In O’Connor v. Uber Techs., Inc., 2018 U.S. App. LEXIS 27343 (9th Cir. September 26, 2018), a unanimous panel in the Ninth Circuit found that Uber’s arbitration agreements did not violate the National Labor Relations Act of 1935 (“NLRA”) and the question of arbitrability was designated to the arbitrator. The ruling provided a major victory to Uber, requiring each plaintiff to separately arbitrate his or her claims.
The O’Connor plaintiffs filed a putative class action against Uber for failure to remit gratuity paid by customers, and for misclassification of the drivers as independent contractors and failing to pay their business expenses. The O’Connor plaintiffs sought an order declaring Uber’s 2013 arbitration agreements unconscionable or, alternatively, requiring Uber to provide enhanced notice and opportunities to the putative class to opt out of arbitration. The district court granted the O’Connor plaintiffs’ alternative request and Uber provided drivers with updated licensing agreements on June 21, 2014, November 2014 and April 2015.
In a separate action, plaintiff Mohamed filed a putative class action against Uber asserting various federal and California law claims. The district court denied Uber’s motion to compel arbitration finding, among other things, that the existing arbitration agreements were unenforceable. On appeal in Mohamed v. Uber Techs., Inc., 848 F.3d 1201 (9th Cir. 2016), the Ninth Circuit reversed the district court’s order finding that the arbitrator must determine whether the agreements are enforceable and that the provisions were not adhesive or unconscionable under California law.
In April 2015, the district court granted the O’Connor plaintiffs’ motion for class certification, certifying a class of approximately 160,000 on the gratuity claim. In December 2015, the district court certified an additional subclass of drivers who accepted the agreements in 2014 and 2015. In the same order, it certified the original class and subclass on the expense reimbursement claim.
In December 2015, Uber issued new arbitration agreements to all drivers, causing the plaintiffs in the O’Connor, Mohamed and other similar matters to file separate motions to enjoin Uber from distributing and enforcing the new agreement and to prevent any further communications by Uber to class and putative class members. Initially, the district court granted plaintiffs’ motion, but after the Ninth Circuit’s ruling in Mohamed the district court vacated its order. The district court permitted Uber to issue the new agreement, but refused to vacate the order retroactively. This resulted in dozens of appeals (from four related actions pending in the same district court: O’Connor v. Uber Technologies, Inc., 3:13-cv-03826-EMC; Yucescoy v. Uber Technologies, Inc., 3:15-cv-00262-EMC; Mohamed v. Uber Technologies, Inc. 3:14-cv-05200-EMC; and Del Rio v. Uber Technologies, Inc., 3:15-cv-03667-EMC), which were consolidated.

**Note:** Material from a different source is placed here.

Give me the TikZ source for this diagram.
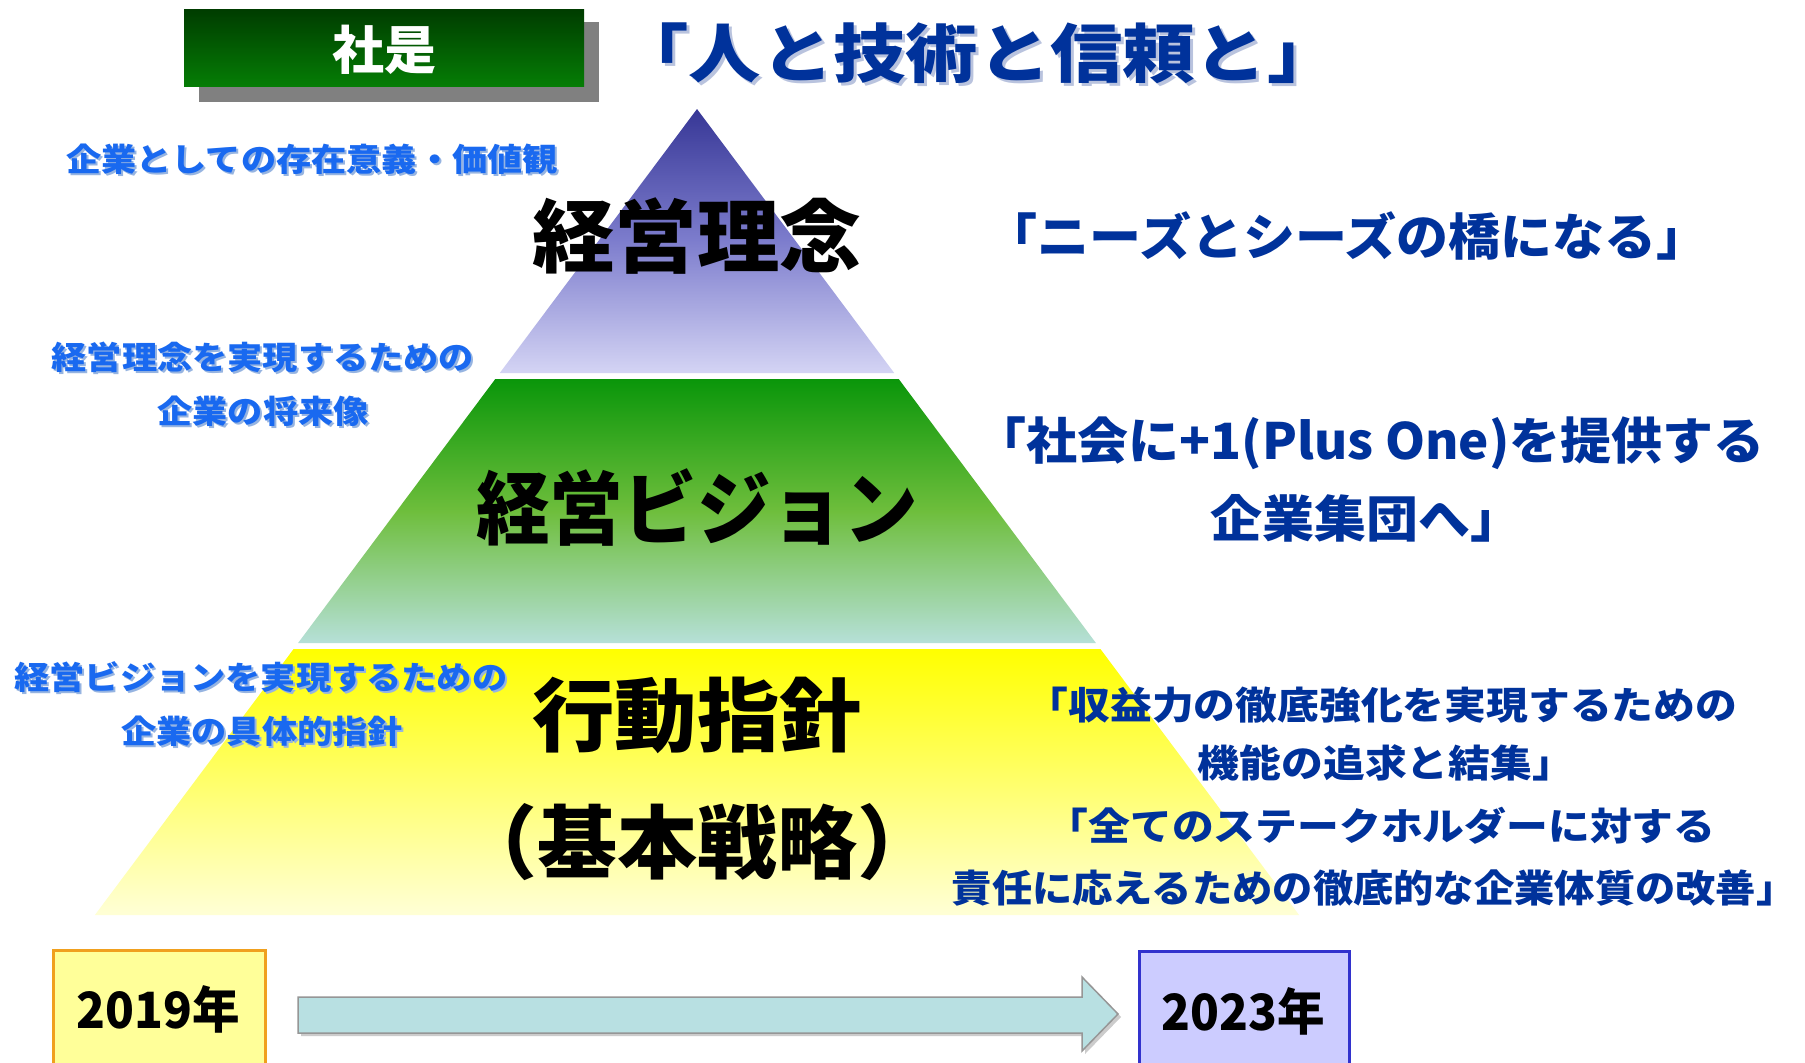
\documentclass[tikz,border=0pt]{standalone}
\usepackage{fontspec}
\usepackage{graphicx}
\setmainfont{Noto Sans CJK JP}
\newfontfamily\jp{Noto Sans CJK JP}
\definecolor{navy}{RGB}{0,50,155}
\definecolor{navyshadow}{RGB}{185,195,222}
\definecolor{lblue}{RGB}{25,105,240}
\definecolor{lshadow}{RGB}{150,180,225}
\definecolor{boxdark}{RGB}{0,60,0}
\definecolor{boxlight}{RGB}{5,125,5}
\definecolor{boxshadow}{RGB}{128,128,128}
\definecolor{purpletop}{RGB}{55,55,150}
\definecolor{purplebot}{RGB}{212,212,244}
\definecolor{greentop}{RGB}{10,150,10}
\definecolor{greenbot}{RGB}{182,224,216}
\definecolor{yellowtop}{RGB}{255,255,0}
\definecolor{yellowbot}{RGB}{255,255,214}
\definecolor{yearyellow}{RGB}{255,255,153}
\definecolor{yearorange}{RGB}{240,160,30}
\definecolor{yearlav}{RGB}{204,204,255}
\definecolor{yearblue}{RGB}{50,50,205}
\definecolor{arrowfill}{RGB}{184,224,226}
\definecolor{arrowline}{RGB}{150,150,150}
\newcommand{\closeq}{\makebox[0.5em][l]{」}}
\begin{document}
\begin{tikzpicture}[x=1pt,y=-1pt,
  base/.style={inner sep=0pt, outer sep=0pt, anchor=center},
  bigblack/.style={base, text=black, font=\jp\bfseries\fontsize{80}{90}\selectfont},
  leftlbl/.style={base, text=lblue, font=\jp\bfseries\fontsize{32}{40}\selectfont},
  leftsh/.style={base, text=lshadow, font=\jp\bfseries\fontsize{32}{40}\selectfont},
  rightbig/.style={base, text=navy, font=\jp\bfseries\fontsize{50}{60}\selectfont},
  rightsmall/.style={base, text=navy, font=\jp\bfseries\fontsize{38}{46}\selectfont},
  yearbox/.style={line width=3pt},
  yeartext/.style={base, text=black, font=\jp\bfseries\fontsize{50}{60}\selectfont}
]
\useasboundingbox[fill=white] (0,0) rectangle (1805,1063);

% ---------- header ----------
\fill[boxshadow] (199,22) rectangle (599,102);
\shade[top color=boxdark, bottom color=boxlight] (184,9) rectangle (584,86);
\node[base, text=white, font=\jp\bfseries\fontsize{52}{60}\selectfont] (shaze) at (384,50) {社是};
\node[base, text=navyshadow, font=\jp\bfseries\fontsize{64}{72}\selectfont] (titlesh) at (981,56) {\scalebox{1.13}[1]{「人と技術と信頼と」}};
\node[base, text=navy, font=\jp\bfseries\fontsize{64}{72}\selectfont] (title) at (978,53) {\scalebox{1.13}[1]{「人と技術と信頼と」}};

% ---------- pyramid ----------
\coordinate (apex) at (697,109);
\coordinate (t1l) at (499.8,373);  \coordinate (t1r) at (894.2,373);
\coordinate (t2tl) at (495.3,379); \coordinate (t2tr) at (898.7,379);
\coordinate (t2bl) at (298.1,643); \coordinate (t2br) at (1095.9,643);
\coordinate (t3tl) at (293.6,649); \coordinate (t3tr) at (1100.4,649);
\coordinate (t3bl) at (94.9,915);  \coordinate (t3br) at (1299.1,915);
\shade[top color=purpletop, bottom color=purplebot, middle color={rgb,255:red,125;green,125;blue,205}] (apex) -- (t1r) -- (t1l) -- cycle;
\shade[top color=greentop, bottom color=greenbot, middle color={rgb,255:red,110;green,190;blue,60}] (t2tl) -- (t2tr) -- (t2br) -- (t2bl) -- cycle;
\shade[top color=yellowtop, bottom color=yellowbot] (t3tl) -- (t3tr) -- (t3br) -- (t3bl) -- cycle;

\node[bigblack] (rinen) at (697,236) {\scalebox{1.03}[1]{経営理念}};
\node[bigblack] (vision) at (697,507) {\scalebox{0.92}[1]{経営ビジョン}};
\node[bigblack] (koudou) at (697,715) {\scalebox{1.03}[1]{行動指針}};
\node[bigblack] (senryaku) at (697,842) {（基本戦略）};

% ---------- left labels ----------
\node[leftsh] (l1s) at (314,161) {\scalebox{1.1}[1]{企業としての存在意義・価値観}};
\node[leftlbl] (l1) at (312,159) {\scalebox{1.1}[1]{企業としての存在意義・価値観}};
\node[leftsh] (l2s) at (265,359) {\scalebox{1.1}[1]{経営理念を実現するための}};
\node[leftlbl] (l2) at (263,357) {\scalebox{1.1}[1]{経営理念を実現するための}};
\node[leftsh] (l3s) at (265,413) {\scalebox{1.1}[1]{企業の将来像}};
\node[leftlbl] (l3) at (263,411) {\scalebox{1.1}[1]{企業の将来像}};
\node[leftsh] (l4s) at (263,679) {\scalebox{1.1}[1]{経営ビジョンを実現するための}};
\node[leftlbl] (l4) at (261,677) {\scalebox{1.1}[1]{経営ビジョンを実現するための}};
\node[leftsh] (l5s) at (264,733) {\scalebox{1.1}[1]{企業の具体的指針}};
\node[leftlbl] (l5) at (262,731) {\scalebox{1.1}[1]{企業の具体的指針}};

% ---------- right texts ----------
\node[rightbig] (r1) at (1347,236) {\scalebox{1.04}[1]{「ニーズとシーズの橋になる」}};
\node[rightbig] (r2) at (1370,443) {\scalebox{1.02}[1]{「社会に+1(Plus One)を提供する}};
\node[rightbig] (r3) at (1366,518) {\scalebox{1.04}[1]{企業集団へ」}};
\node[rightsmall] (r4) at (1382,705) {\scalebox{1.1}[1]{「収益力の徹底強化を実現するための}};
\node[rightsmall] (r5) at (1386,763) {\scalebox{1.1}[1]{機能の追求と結集」}};
\node[rightsmall] (r6) at (1381,826) {\scalebox{1.1}[1]{「全てのステークホルダーに対する}};
\node[rightsmall] (r7) at (1364,888) {\scalebox{1.06}[1]{責任に応えるための徹底的な企業体質の改善\closeq}};

% ---------- timeline ----------
\filldraw[fill=yearyellow, draw=yearorange, yearbox] (53,950) rectangle (265,1075);
\node[yeartext] (y2019) at (158,1009) {\scalebox{0.95}[1]{2019年}};
\filldraw[fill=yearlav, draw=yearblue, yearbox] (1139,951) rectangle (1349,1075);
\node[yeartext] (y2023) at (1243,1011) {\scalebox{0.95}[1]{2023年}};
\fill[gray!40] (301,1000) -- (1085,1000) -- (1085,980) -- (1121,1017) -- (1085,1054) -- (1085,1036) -- (301,1036) -- cycle;
\filldraw[fill=arrowfill, draw=arrowline, line width=1.5pt] (298,997) -- (1082,997) -- (1082,977) -- (1118,1014) -- (1082,1051) -- (1082,1033) -- (298,1033) -- cycle;
\end{tikzpicture}
\end{document}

In O’Connor, the Ninth Circuit rejected plaintiffs’ argument that the lead plaintiffs constructively opted out of arbitration on behalf of the entire class. The panel relied on the Supreme Court decision in Epic Systems Corp. v. Lewis, 138 S.Ct. 1612 (2018), finding that the arbitration agreements did not violate the NLRA, and reversed the district court’s order denying Uber’s motion to compel arbitration. The Ninth Circuit relied on its decision in Mohamed and reversed the district court’s order certifying the class because the question whether the agreements were enforceable was designated to the arbitrator.
In light of the Ninth Circuit’s rulings, employers should examine any existing arbitration agreement or consider implementing an arbitration agreement that contain a class action waiver and provide that the arbitrator, and not the court, decide the issue of arbitrability and enforceability.